65 F. Supp. 825 | E.D.N.Y | 1946
Under date of May 2, 1946, the petitioner served a subpoena duces tecum upon the respondent, directing that on May 6th one of the officers of the respondent appear at the Office of Price Administration and bring with him nineteen separate types of office records and “all other data, facts or information used in completing forms DST-55 Revised, and all other books and records required to be kept under Revised Maximum Price Regulation 169, as amended, and Maximum Price Regulation 574, as amended.”
The period embraced is stated to be December 31, 1945, to May 2, 1946; and because that subpoena was not obeyed, this court was asked to issue an order directing compliance.
A reading of the subpoena disclosed that, if it were to be literally obeyed, the respondent would have to close its establishment, and transport from its place of business at 320 Johnson Avenue, Brooklyn, in this district, to the Office of Price Administration at 350 Fifth Avenue, in the Borough of Manhattan, all of the foregoing records, probably requiring one or more trucks for that purpose.
The respondent is said by the District Enforcement Attorney, Gottesman, to be “the largest independent cattle slaughterer in the New York Region which comprises the states of New York, New Jersey, Pennsylvania, Maryland, Delaware and District of Columbia.”
Obviously the court would have been derelict to have granted an order without requiring a hearing, and therefore the Enforcement Attorney was told to proceed by order to show cause, which was issued on May 13th, returnable on the 15th.
On May 22nd argument was had, pro and con, and the filing of an affidavit in reply to the answering affidavit was directed, so that the court might ascertain how best the interests of both parties could be conserved, in respect of the terms and conditions of an enforcement order.
It requires, no citation of authority to demonstrate that the Office of Price Administration cannot perform its functions in this case, unless it is given access to records which will enable it to ascertain whether purchases of live stock have been made at prices above the maximum prescribed by the O.P.A. regulations, and whether there have been sales of meats and meat products by the respondent at overceiling prices. It is not understood that the respondent argued otherwise.
It is represented to the court that the petitioner has conducted an elaborate in
It sufficiently appears that the investigation proceeded on April 25, 26, 27 and 29, 1946.
On the first day, 4 accountants; on the second day, 7 accountants, and on the third and fourth days, 2 accountants were in the respondent’s plant, examining its records.
On those days, 7 investigators were present on April 25th; 5 on the 26th, 6 on the 27th, and 6 on the 29th.
The supervising investigator states in his affidavit as follows: “In all our operations in the plant we rendered and received courteous treatment as described in Mr. Waller’s affidavit.” The latter is the head of the Meats, Fats and Oil Section in the Meats, Fats and Oil Branch of the O.P.A.
There seem to emerge two matters in issue according to the affidavit of Thornton, Chief of the Food Price Section:
(1) According to the records of his office, no reports of the slaughtering of bulls have been filed since July, 1945.

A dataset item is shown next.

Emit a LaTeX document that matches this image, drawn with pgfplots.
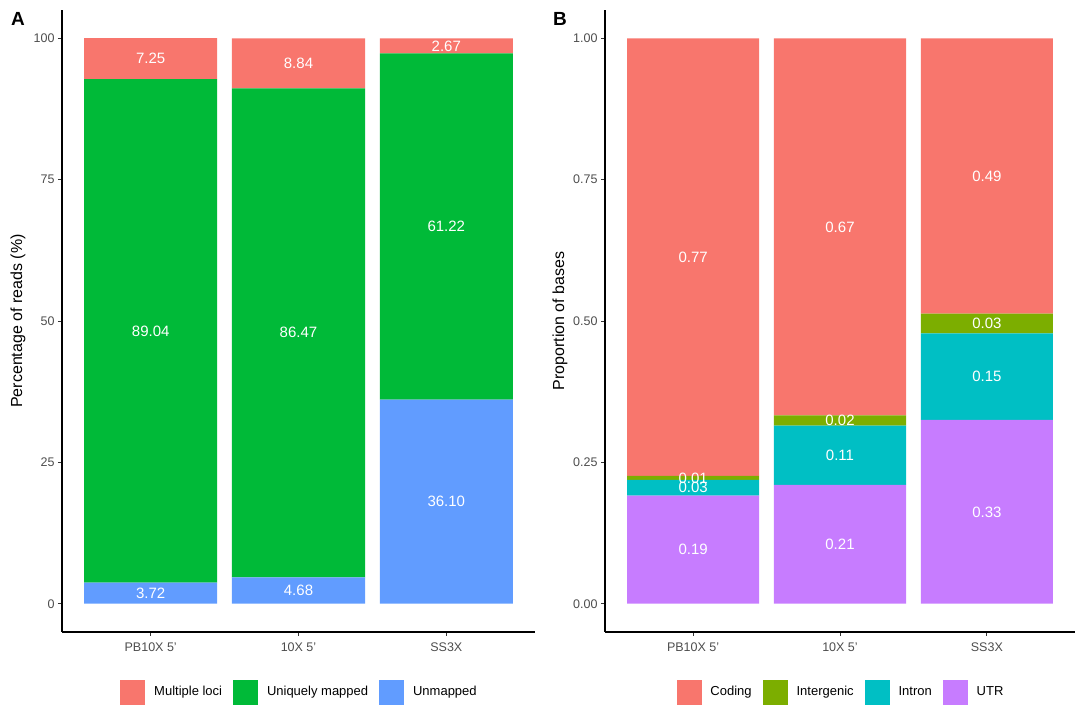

For the respondent, the affidavit of Schmalholz, one of the attorneys, contains what purport to be copies of monthly live stock slaughter reports by this respondent for the months of January, February, March and April, 1946, all of which contain that particular item of Information.
Apparently those two versions cannot be reconciled.
(2) The petitioner asserts also that what are called “hot weight sheets” are not kept by the respondent. The manager swears that such sheets are kept and have been exhibited as requested, and contain the weight of each animal directly after it has been killed; apparently those sheets contain entries copied from slips of paper, memoranda made contemporaneously with the weighing operation.
While there would be an opportunity for misrepresentation through incorrect entry on the sheets of the figures that appear on the slips, there is no statement that the petitioner has evidence that the respondent has indulged in that practise.
My impression, gained from a study of the papers and the oral argument, is that the petitioner should be afforded a reasonable opportunity to continue the investigation started and said to have been impossible of completion by its accountants, but I see no reason why more than two should be required, nor why any of the books, papers or records should be removed from the respondent’s office.
Without deciding that all of the records listed in the subpoena require examination by petitioner in the prosecution of his investigation and the compilation of his report, because of lack of insight into the accounting practices of the enterprise, I think the respondent has more to gain than to lose, by according access to them at reasonable hours and in a reasonably convenient fashion.
I find nothing in the law or regulations which says that the administrator has the right in effect to close down operations of a given plant for the purpose of facilitating any investigation which the law requires him to conduct.
An order may be prepared, providing for the inspection of the said records by two accountants and one assistant at the office of the respondent during customary business hours, without prejudice to the right of the petitioner to seek an amended order, if the one herein directed proves to be inadequate to enable him to perform his functions.